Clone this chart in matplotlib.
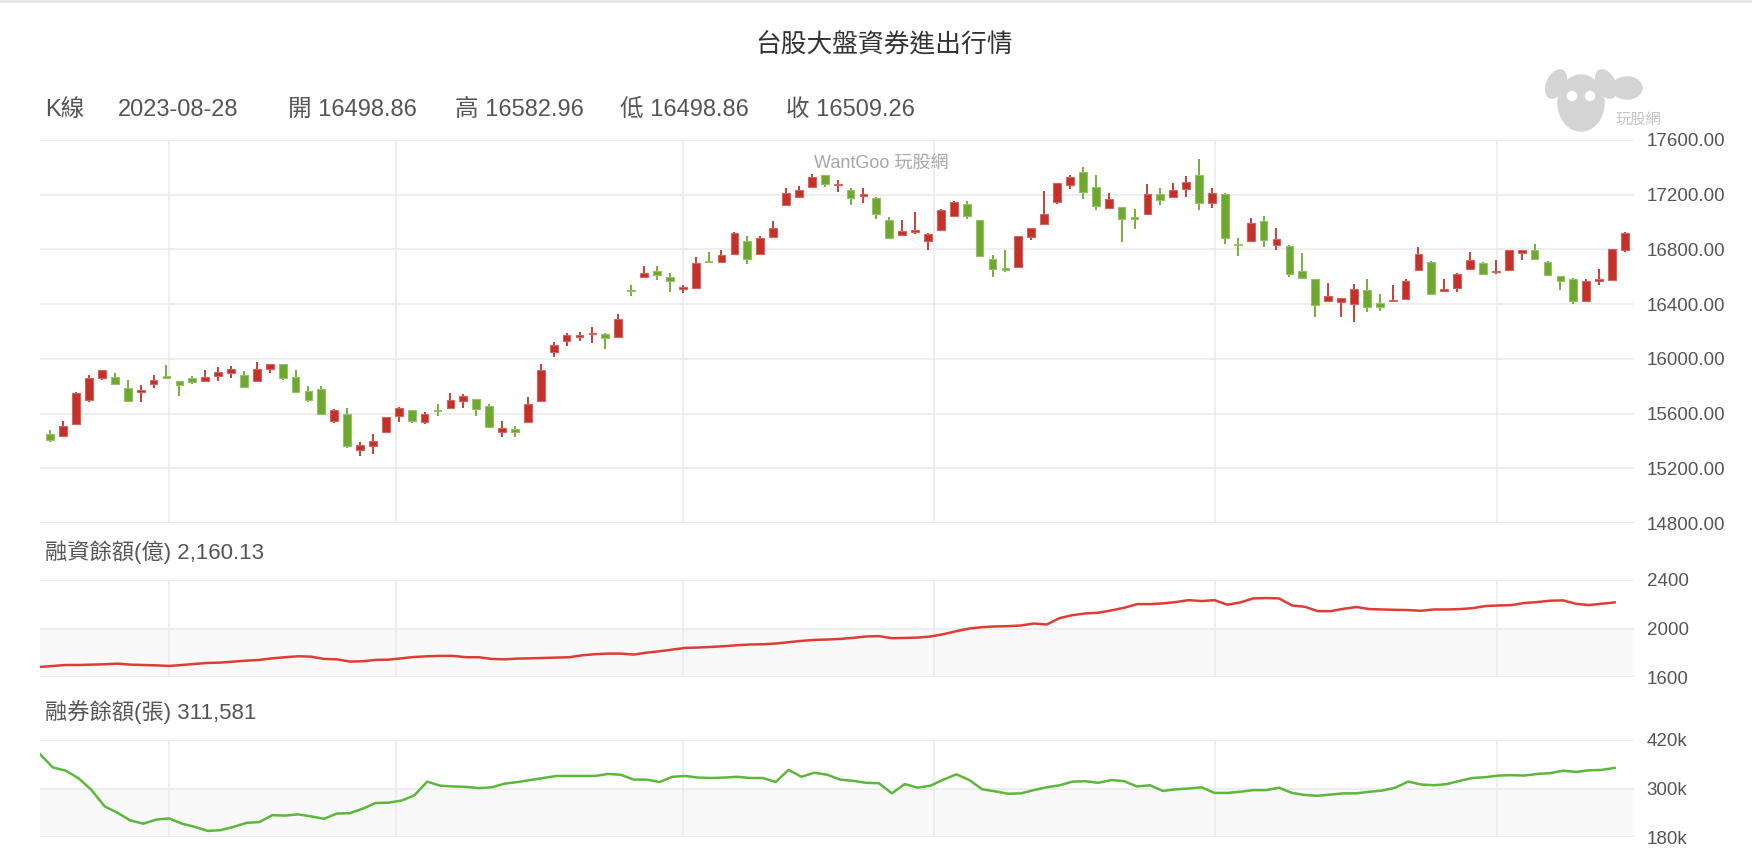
· · · ·
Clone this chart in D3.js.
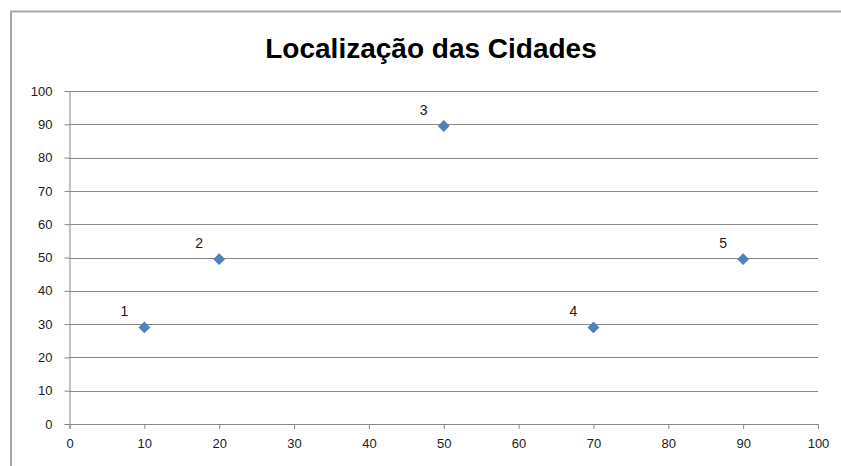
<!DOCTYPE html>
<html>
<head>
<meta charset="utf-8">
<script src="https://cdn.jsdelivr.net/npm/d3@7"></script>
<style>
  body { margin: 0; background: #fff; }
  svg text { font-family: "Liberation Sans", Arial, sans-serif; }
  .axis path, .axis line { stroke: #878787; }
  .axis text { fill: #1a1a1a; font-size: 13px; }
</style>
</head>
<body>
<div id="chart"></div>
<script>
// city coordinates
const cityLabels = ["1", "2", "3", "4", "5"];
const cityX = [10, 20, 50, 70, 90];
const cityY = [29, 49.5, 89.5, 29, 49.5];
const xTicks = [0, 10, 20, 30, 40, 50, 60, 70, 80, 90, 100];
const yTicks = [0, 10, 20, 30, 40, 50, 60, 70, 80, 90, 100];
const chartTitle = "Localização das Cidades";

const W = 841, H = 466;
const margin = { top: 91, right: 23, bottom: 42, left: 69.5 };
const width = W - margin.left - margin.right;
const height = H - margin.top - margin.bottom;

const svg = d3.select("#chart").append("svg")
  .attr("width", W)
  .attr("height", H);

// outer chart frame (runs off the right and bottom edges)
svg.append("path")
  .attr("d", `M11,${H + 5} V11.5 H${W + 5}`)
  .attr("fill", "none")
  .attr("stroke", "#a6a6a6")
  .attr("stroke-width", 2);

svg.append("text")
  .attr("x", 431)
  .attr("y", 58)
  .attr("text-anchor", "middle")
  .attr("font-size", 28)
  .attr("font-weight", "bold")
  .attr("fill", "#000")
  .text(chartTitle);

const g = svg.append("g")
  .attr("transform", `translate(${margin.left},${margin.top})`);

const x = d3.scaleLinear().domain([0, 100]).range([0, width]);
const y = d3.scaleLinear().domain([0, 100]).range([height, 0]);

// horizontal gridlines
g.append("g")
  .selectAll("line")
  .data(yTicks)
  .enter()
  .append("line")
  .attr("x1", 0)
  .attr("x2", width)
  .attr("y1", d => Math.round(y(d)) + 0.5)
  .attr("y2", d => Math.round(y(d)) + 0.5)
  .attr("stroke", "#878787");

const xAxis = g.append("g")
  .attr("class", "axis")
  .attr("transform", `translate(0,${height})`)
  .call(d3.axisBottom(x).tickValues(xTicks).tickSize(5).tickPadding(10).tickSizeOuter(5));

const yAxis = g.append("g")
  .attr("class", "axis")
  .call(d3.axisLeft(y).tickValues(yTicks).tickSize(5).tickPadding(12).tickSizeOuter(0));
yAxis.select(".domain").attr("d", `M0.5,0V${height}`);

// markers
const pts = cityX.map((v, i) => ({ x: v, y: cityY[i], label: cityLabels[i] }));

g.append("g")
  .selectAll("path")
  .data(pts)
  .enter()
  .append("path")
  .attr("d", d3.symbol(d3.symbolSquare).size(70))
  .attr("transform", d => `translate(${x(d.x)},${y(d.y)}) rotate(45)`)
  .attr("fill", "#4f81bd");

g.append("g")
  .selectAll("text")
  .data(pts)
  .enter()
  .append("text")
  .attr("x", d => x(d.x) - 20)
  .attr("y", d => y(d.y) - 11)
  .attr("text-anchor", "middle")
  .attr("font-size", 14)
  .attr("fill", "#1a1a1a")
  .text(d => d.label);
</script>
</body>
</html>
· · · ·
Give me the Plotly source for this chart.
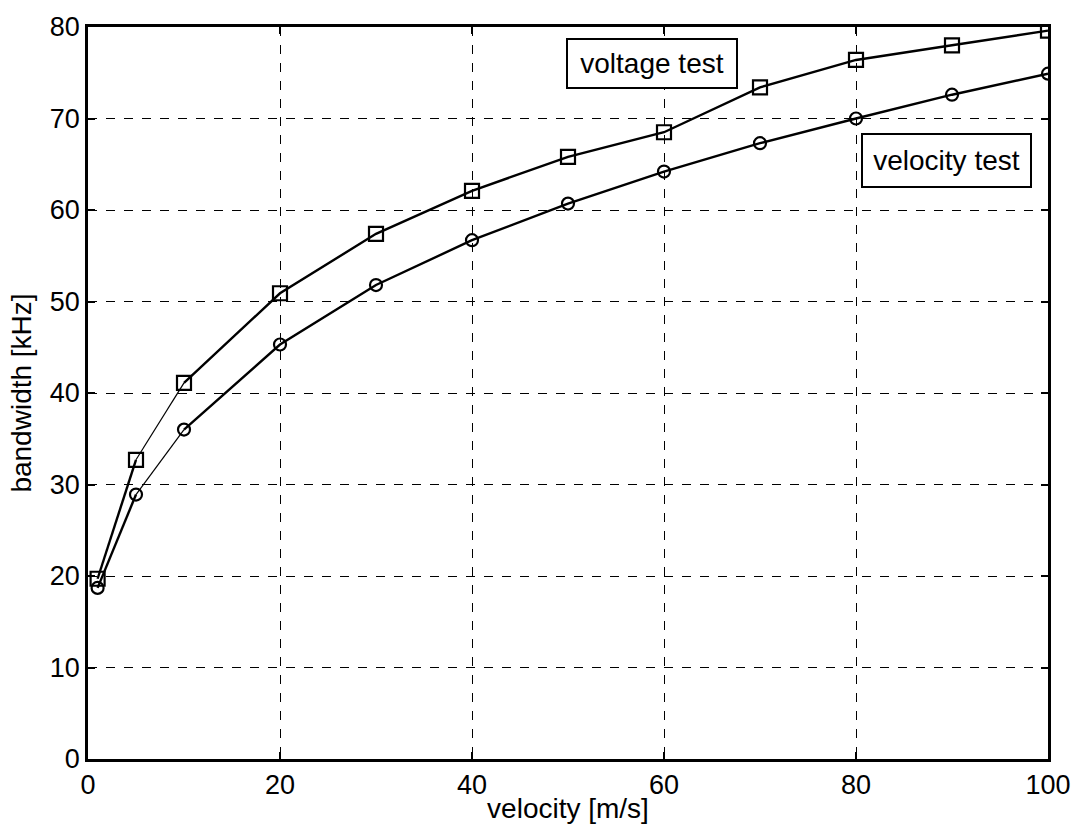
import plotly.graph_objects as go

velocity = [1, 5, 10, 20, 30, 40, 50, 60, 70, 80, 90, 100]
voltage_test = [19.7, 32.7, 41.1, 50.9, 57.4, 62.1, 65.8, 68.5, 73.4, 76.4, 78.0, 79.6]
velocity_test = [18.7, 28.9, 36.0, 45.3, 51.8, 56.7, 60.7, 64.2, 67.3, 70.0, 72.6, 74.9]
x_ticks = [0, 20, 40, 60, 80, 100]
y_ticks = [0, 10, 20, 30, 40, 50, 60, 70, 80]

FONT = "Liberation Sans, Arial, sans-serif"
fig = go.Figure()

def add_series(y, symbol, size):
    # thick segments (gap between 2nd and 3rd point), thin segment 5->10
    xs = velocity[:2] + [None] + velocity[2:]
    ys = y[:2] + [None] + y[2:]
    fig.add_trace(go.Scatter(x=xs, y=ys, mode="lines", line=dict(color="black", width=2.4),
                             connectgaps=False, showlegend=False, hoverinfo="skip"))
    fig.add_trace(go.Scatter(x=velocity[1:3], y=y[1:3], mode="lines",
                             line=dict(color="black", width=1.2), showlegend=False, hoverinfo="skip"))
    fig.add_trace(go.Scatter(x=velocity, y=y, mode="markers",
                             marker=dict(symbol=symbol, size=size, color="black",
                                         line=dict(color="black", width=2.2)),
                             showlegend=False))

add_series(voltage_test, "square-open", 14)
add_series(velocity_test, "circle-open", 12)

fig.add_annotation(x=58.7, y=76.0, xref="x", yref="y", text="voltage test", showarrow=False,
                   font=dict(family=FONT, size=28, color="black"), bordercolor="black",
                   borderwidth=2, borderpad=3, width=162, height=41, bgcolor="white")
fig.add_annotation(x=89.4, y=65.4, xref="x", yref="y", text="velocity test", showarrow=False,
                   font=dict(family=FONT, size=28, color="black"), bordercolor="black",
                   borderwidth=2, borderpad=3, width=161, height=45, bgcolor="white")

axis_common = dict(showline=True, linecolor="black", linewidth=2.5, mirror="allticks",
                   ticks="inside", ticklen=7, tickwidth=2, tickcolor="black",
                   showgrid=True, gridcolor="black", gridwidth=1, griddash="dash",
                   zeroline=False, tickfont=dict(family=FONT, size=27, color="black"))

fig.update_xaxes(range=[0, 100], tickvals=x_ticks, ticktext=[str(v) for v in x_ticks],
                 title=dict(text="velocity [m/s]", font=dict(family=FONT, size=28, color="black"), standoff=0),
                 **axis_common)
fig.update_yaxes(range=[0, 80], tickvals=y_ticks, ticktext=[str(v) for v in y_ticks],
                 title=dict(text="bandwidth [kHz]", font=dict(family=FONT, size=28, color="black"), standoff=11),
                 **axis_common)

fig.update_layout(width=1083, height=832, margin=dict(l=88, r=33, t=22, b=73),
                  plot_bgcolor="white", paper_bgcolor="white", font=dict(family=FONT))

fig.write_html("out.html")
· · · ·
Using the entries above, write out exactly the lines from the one with "Give me the Plotly source for this chart." through the one with "showlegend=False))", ends included. Leave out any pictures.

FULL RESPONSE:
Give me the Plotly source for this chart.
import plotly.graph_objects as go

velocity = [1, 5, 10, 20, 30, 40, 50, 60, 70, 80, 90, 100]
voltage_test = [19.7, 32.7, 41.1, 50.9, 57.4, 62.1, 65.8, 68.5, 73.4, 76.4, 78.0, 79.6]
velocity_test = [18.7, 28.9, 36.0, 45.3, 51.8, 56.7, 60.7, 64.2, 67.3, 70.0, 72.6, 74.9]
x_ticks = [0, 20, 40, 60, 80, 100]
y_ticks = [0, 10, 20, 30, 40, 50, 60, 70, 80]

FONT = "Liberation Sans, Arial, sans-serif"
fig = go.Figure()

def add_series(y, symbol, size):
    # thick segments (gap between 2nd and 3rd point), thin segment 5->10
    xs = velocity[:2] + [None] + velocity[2:]
    ys = y[:2] + [None] + y[2:]
    fig.add_trace(go.Scatter(x=xs, y=ys, mode="lines", line=dict(color="black", width=2.4),
                             connectgaps=False, showlegend=False, hoverinfo="skip"))
    fig.add_trace(go.Scatter(x=velocity[1:3], y=y[1:3], mode="lines",
                             line=dict(color="black", width=1.2), showlegend=False, hoverinfo="skip"))
    fig.add_trace(go.Scatter(x=velocity, y=y, mode="markers",
                             marker=dict(symbol=symbol, size=size, color="black",
                                         line=dict(color="black", width=2.2)),
                             showlegend=False))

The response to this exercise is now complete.